Des arrestations jugées arbitraires
 
La même indignation a été exprimée par Moundiaye Cissé, président de l’Ong 3D, pour qui ces interpellations sont « arbitraires et inquiétantes ». « Depuis quand est-il interdit à un journaliste d’interroger un citoyen, présumé innocent jusqu’à preuve du contraire ? », s’interroge-t-il, avant de lancer un appel à la retenue : « nous demandons à l’État de faire preuve de sérénité et de restaurer un climat de confiance entre les institutions, les médias et les citoyens. »
Pour M. Cissé, l’emprisonnement de journalistes pour avoir exercé leur métier est une ligne rouge que le Sénégal ne devrait jamais franchir.
 
 
Le Gradec appelle à la responsabilité, mais prévient contre la dérive
 
Dans une position plus nuancée, le Groupe de recherche et d’action sur la démocratie et la citoyenneté (Gradec) a, lui aussi, réagi aux arrestations.

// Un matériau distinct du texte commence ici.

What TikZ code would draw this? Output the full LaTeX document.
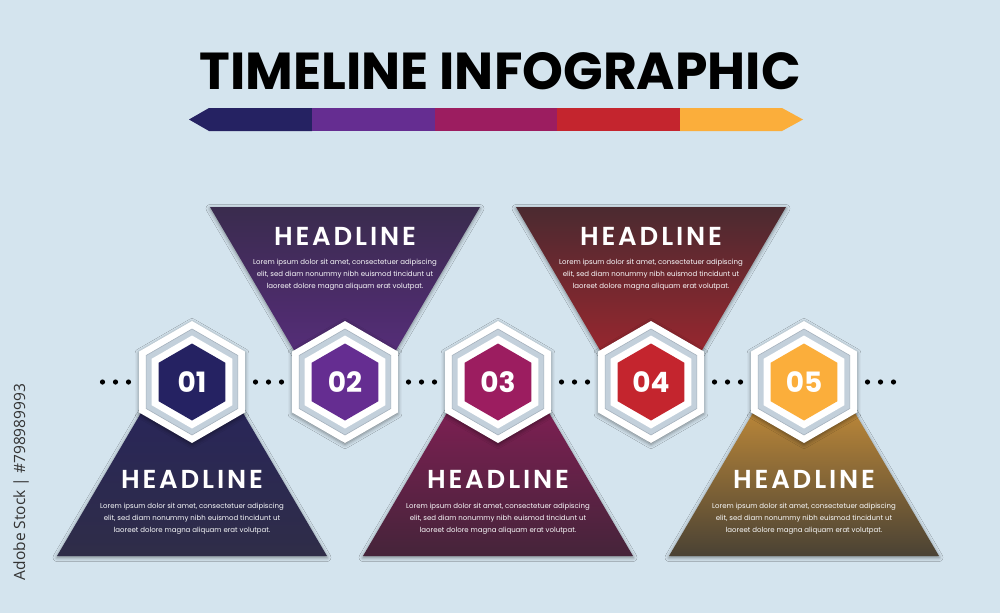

Tout en appelant à « la responsabilité et à la retenue » des acteurs médiatiques sur les sujets judiciaires sensibles, l’organisation souligne qu’elle « n’a jamais soutenu les arrestations » et reste attachée au « respect des libertés fondamentales ».
Le Gradec rappelle que « l’État de droit ne peut s’accommoder du non-respect des décisions de justice », mais alerte aussi contre « les tensions artificielles » qui pourraient fragiliser la paix civile.
 
 
 
 
Une question de survie démocratique
 
Entre inquiétude et colère, la société civile sénégalaise semble unanime : ces arrestations constituent un tournant dangereux pour la démocratie. Dans un contexte régional marqué par la résurgence des régimes autoritaires, le Sénégal est sommé de ne pas céder à la tentation de la répression.
« Protéger la liberté de la presse, c’est protéger la démocratie elle-même », concluent les organisations signataires, exigeant la libération immédiate de Maïmouna Ndour Faye et Babacar Fall, et la fin des intimidations contre la presse.
Car, au-delà de deux journalistes, c’est tout un symbole qui est aujourd’hui en détention : celui d’une presse libre, garante du droit du peuple à savoir.